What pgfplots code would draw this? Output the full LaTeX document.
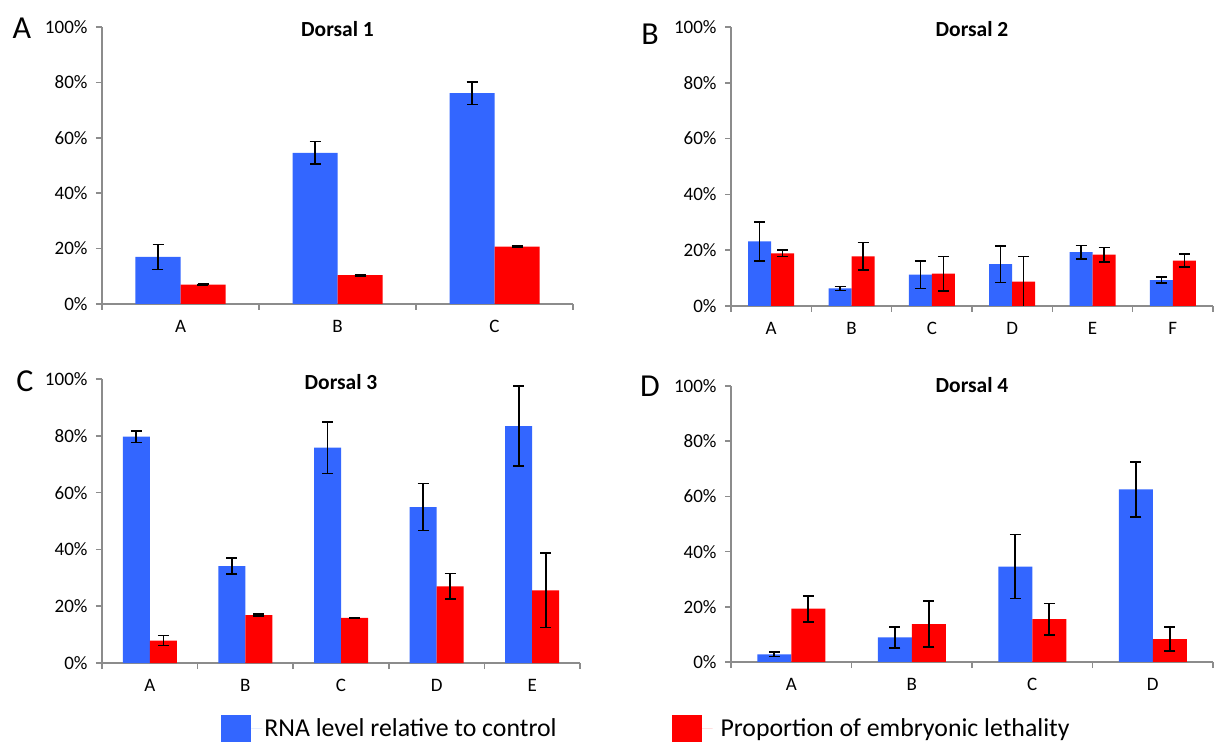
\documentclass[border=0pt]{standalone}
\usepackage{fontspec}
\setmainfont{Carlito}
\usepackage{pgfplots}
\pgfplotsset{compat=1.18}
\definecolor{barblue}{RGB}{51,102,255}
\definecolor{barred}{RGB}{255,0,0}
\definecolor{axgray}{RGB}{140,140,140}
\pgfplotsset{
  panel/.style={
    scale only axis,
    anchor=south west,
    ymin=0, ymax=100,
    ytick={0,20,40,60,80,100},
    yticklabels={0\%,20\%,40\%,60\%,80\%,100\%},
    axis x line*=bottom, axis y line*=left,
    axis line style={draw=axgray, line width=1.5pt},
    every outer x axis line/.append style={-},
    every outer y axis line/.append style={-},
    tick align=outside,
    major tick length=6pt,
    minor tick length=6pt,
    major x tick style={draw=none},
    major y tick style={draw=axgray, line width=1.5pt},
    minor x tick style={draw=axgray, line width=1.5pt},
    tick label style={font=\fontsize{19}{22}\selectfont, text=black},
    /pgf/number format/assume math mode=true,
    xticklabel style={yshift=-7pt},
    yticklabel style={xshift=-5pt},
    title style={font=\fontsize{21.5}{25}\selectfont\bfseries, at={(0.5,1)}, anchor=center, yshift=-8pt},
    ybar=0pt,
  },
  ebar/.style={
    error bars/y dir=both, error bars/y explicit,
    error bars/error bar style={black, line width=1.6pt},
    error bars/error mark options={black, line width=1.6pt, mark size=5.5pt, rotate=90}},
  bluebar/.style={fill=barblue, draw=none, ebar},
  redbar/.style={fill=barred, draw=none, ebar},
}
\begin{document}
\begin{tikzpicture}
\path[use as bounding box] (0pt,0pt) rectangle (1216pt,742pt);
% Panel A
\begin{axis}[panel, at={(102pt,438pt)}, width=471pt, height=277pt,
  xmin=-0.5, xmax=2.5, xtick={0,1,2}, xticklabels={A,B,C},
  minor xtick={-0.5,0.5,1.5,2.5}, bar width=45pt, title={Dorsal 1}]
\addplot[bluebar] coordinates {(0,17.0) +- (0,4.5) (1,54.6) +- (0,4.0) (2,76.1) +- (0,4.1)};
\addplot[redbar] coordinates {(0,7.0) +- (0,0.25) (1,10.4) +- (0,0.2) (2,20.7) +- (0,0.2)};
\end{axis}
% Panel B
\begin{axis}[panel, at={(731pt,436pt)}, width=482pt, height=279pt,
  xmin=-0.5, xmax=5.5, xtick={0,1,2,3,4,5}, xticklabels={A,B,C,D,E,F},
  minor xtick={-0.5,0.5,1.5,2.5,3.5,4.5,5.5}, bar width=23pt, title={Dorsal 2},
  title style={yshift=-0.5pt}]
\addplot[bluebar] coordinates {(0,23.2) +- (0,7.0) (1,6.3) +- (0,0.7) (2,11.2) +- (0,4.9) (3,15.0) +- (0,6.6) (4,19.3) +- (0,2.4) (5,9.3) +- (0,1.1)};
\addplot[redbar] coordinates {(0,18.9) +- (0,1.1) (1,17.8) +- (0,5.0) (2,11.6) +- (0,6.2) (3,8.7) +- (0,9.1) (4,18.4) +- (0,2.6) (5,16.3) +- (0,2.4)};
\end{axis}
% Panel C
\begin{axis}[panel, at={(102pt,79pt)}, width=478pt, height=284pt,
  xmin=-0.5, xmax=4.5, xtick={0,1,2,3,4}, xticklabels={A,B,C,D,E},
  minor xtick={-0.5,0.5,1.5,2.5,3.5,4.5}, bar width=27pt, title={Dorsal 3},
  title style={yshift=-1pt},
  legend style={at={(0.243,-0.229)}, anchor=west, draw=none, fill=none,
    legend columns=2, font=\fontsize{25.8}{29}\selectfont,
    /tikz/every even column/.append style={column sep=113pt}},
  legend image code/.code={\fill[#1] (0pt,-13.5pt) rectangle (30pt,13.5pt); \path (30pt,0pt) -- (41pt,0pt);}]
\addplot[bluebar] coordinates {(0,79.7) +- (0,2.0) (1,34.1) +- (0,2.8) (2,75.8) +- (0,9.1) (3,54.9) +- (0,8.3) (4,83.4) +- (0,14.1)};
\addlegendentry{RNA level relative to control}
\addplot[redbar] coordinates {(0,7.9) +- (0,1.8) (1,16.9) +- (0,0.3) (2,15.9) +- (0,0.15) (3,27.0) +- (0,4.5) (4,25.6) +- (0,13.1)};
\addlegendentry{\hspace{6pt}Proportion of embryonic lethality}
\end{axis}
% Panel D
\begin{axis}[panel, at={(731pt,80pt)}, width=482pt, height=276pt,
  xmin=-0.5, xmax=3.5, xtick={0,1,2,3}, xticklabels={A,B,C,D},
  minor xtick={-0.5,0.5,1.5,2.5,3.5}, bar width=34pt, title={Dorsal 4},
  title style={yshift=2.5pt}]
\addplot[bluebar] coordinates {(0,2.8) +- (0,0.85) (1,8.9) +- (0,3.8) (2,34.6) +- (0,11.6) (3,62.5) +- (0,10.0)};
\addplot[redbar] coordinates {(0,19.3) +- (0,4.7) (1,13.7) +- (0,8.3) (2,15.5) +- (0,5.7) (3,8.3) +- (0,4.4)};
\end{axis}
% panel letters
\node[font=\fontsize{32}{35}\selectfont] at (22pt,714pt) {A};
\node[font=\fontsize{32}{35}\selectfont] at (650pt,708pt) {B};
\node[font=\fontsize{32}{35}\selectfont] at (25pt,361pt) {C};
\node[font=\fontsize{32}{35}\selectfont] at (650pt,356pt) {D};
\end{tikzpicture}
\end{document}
------------------------
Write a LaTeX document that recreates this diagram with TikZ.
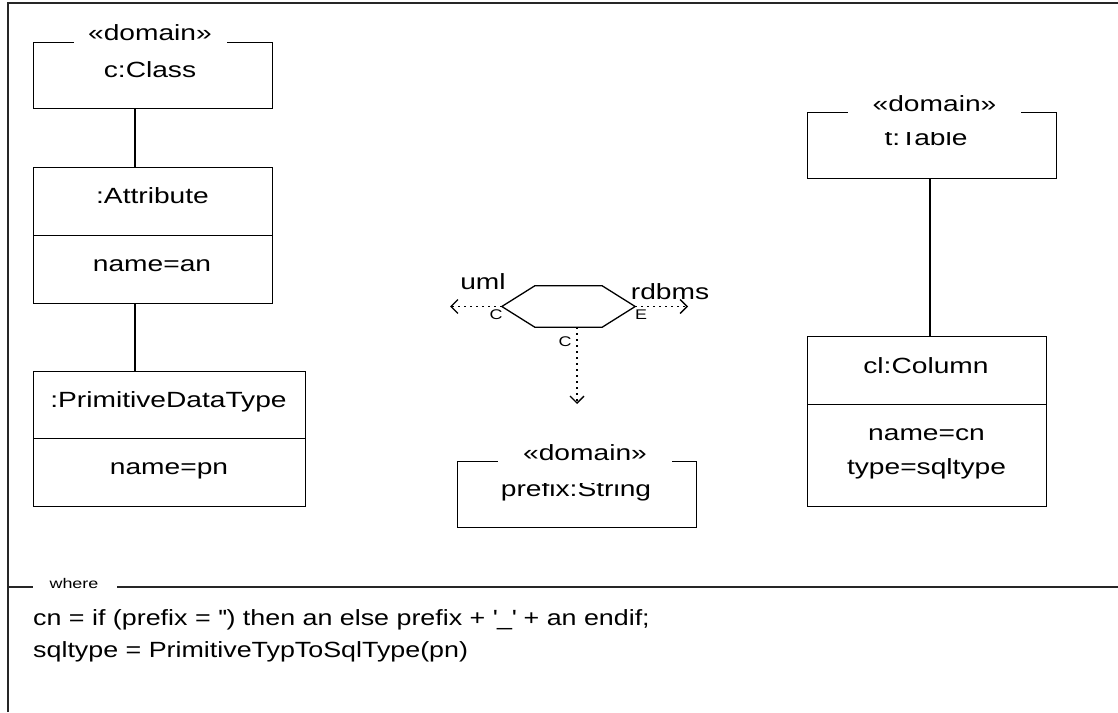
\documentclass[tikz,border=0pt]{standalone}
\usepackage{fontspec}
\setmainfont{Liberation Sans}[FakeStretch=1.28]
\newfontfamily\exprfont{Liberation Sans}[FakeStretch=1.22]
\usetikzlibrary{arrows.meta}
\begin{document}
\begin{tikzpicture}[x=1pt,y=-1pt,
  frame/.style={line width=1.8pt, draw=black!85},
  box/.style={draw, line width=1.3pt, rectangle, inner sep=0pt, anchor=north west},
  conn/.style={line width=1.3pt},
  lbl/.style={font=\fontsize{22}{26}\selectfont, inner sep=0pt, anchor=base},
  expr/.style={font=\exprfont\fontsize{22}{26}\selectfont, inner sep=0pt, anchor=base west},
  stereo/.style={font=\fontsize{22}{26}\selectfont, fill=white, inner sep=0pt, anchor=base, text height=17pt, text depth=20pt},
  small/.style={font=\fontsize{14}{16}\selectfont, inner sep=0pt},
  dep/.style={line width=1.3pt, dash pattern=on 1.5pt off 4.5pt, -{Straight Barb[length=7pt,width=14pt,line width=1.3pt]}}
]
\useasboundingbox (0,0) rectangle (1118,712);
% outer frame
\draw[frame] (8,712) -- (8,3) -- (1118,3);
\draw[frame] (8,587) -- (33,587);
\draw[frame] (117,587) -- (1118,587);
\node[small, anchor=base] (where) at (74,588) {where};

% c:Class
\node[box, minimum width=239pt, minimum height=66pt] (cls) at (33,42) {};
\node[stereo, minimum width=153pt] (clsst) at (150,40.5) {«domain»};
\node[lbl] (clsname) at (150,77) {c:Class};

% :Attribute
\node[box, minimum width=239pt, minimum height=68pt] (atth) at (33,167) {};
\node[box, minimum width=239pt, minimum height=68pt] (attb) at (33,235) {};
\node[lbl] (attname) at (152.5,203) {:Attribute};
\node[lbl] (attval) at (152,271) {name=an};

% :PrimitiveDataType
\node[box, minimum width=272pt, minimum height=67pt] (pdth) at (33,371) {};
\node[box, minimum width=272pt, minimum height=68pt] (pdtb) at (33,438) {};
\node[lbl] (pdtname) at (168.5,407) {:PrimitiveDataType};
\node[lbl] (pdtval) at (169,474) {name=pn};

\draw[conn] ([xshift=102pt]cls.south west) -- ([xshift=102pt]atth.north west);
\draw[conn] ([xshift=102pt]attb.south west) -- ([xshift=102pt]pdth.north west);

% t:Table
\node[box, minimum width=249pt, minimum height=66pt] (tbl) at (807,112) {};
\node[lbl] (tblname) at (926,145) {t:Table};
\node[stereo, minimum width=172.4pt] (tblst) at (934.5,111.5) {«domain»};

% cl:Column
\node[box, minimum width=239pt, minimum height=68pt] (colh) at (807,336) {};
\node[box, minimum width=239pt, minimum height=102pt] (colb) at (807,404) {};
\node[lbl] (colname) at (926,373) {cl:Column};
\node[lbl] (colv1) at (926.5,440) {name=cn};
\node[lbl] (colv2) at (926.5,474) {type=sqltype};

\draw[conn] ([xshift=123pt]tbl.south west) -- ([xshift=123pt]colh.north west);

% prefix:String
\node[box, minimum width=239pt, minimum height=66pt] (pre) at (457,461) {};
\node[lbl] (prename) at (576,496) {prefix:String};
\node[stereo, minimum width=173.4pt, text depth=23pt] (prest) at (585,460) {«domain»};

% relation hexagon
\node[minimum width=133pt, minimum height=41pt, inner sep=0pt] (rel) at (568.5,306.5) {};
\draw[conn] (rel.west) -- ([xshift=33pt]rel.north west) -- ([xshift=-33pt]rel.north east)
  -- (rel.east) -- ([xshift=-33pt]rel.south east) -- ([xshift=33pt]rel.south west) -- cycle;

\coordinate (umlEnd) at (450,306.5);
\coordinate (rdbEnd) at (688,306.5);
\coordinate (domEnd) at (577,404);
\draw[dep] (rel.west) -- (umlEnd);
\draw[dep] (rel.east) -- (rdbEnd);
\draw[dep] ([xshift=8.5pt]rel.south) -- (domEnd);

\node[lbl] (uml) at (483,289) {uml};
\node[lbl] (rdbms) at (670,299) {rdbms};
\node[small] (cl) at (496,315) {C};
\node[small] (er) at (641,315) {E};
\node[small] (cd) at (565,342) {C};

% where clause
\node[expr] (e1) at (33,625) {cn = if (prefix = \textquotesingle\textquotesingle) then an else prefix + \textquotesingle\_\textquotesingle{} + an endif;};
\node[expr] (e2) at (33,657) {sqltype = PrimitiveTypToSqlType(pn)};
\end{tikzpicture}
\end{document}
------------------------
Stated goal =
Using the listing above, state the number of lines that hold "code", with no other text.

Exercise response =
2